▸ **Given problem**
Word for word, transcribe the lines below and drop the pictures.

▸ **Given material**

■ ■ ■

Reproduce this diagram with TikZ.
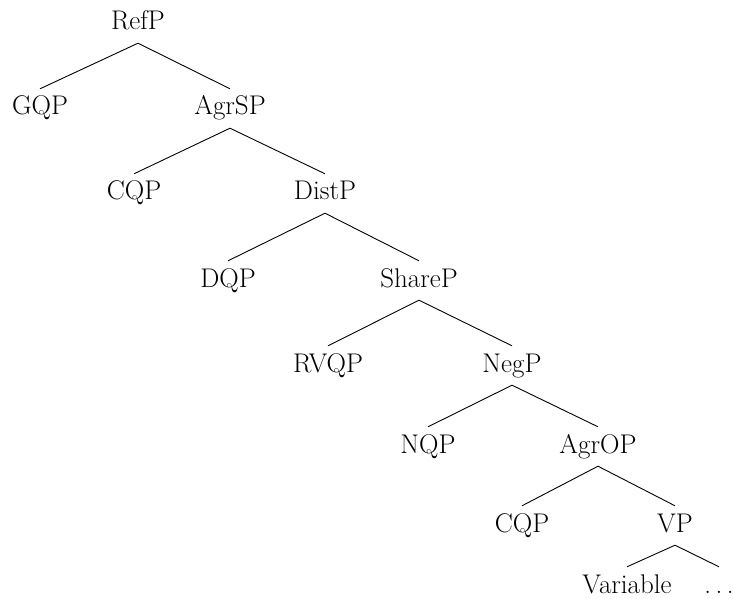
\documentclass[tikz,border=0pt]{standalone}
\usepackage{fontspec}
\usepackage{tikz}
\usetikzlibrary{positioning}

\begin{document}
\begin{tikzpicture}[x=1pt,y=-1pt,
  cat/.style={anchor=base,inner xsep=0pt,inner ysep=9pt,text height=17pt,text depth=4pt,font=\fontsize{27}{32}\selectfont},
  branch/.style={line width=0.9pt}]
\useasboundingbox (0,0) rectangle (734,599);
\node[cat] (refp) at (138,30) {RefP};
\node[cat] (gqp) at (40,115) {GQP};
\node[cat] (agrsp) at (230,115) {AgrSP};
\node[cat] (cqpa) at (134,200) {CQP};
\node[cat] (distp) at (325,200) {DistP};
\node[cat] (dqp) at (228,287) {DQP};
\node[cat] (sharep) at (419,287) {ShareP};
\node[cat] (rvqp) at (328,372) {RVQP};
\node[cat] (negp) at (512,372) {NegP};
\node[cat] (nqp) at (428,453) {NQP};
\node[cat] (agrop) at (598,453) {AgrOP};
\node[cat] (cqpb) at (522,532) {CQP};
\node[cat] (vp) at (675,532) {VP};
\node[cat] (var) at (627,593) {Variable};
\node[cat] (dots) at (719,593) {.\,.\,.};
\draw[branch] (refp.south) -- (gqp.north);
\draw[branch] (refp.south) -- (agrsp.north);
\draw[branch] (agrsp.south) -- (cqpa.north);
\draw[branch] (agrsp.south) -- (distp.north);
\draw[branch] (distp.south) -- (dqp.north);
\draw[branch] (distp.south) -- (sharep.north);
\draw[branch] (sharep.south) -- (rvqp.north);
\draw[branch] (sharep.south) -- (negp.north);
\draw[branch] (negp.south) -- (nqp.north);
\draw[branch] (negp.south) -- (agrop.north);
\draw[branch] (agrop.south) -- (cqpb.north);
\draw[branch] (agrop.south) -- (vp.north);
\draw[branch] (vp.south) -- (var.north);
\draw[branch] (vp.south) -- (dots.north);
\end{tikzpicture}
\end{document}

■ ■ ■

▸ **Expected answer**
Reproduce this diagram with TikZ.
\documentclass[tikz,border=0pt]{standalone}
\usepackage{fontspec}
\usepackage{tikz}
\usetikzlibrary{positioning}

\begin{document}
\begin{tikzpicture}[x=1pt,y=-1pt,
  cat/.style={anchor=base,inner xsep=0pt,inner ysep=9pt,text height=17pt,text depth=4pt,font=\fontsize{27}{32}\selectfont},
  branch/.style={line width=0.9pt}]
\useasboundingbox (0,0) rectangle (734,599);
\node[cat] (refp) at (138,30) {RefP};
\node[cat] (gqp) at (40,115) {GQP};
\node[cat] (agrsp) at (230,115) {AgrSP};
\node[cat] (cqpa) at (134,200) {CQP};
\node[cat] (distp) at (325,200) {DistP};
\node[cat] (dqp) at (228,287) {DQP};
\node[cat] (sharep) at (419,287) {ShareP};
\node[cat] (rvqp) at (328,372) {RVQP};
\node[cat] (negp) at (512,372) {NegP};
\node[cat] (nqp) at (428,453) {NQP};
\node[cat] (agrop) at (598,453) {AgrOP};
\node[cat] (cqpb) at (522,532) {CQP};
\node[cat] (vp) at (675,532) {VP};
\node[cat] (var) at (627,593) {Variable};
\node[cat] (dots) at (719,593) {.\,.\,.};
\draw[branch] (refp.south) -- (gqp.north);
\draw[branch] (refp.south) -- (agrsp.north);
\draw[branch] (agrsp.south) -- (cqpa.north);
\draw[branch] (agrsp.south) -- (distp.north);
\draw[branch] (distp.south) -- (dqp.north);
\draw[branch] (distp.south) -- (sharep.north);
\draw[branch] (sharep.south) -- (rvqp.north);
\draw[branch] (sharep.south) -- (negp.north);
\draw[branch] (negp.south) -- (nqp.north);
\draw[branch] (negp.south) -- (agrop.north);
\draw[branch] (agrop.south) -- (cqpb.north);
\draw[branch] (agrop.south) -- (vp.north);
\draw[branch] (vp.south) -- (var.north);
\draw[branch] (vp.south) -- (dots.north);
\end{tikzpicture}
\end{document}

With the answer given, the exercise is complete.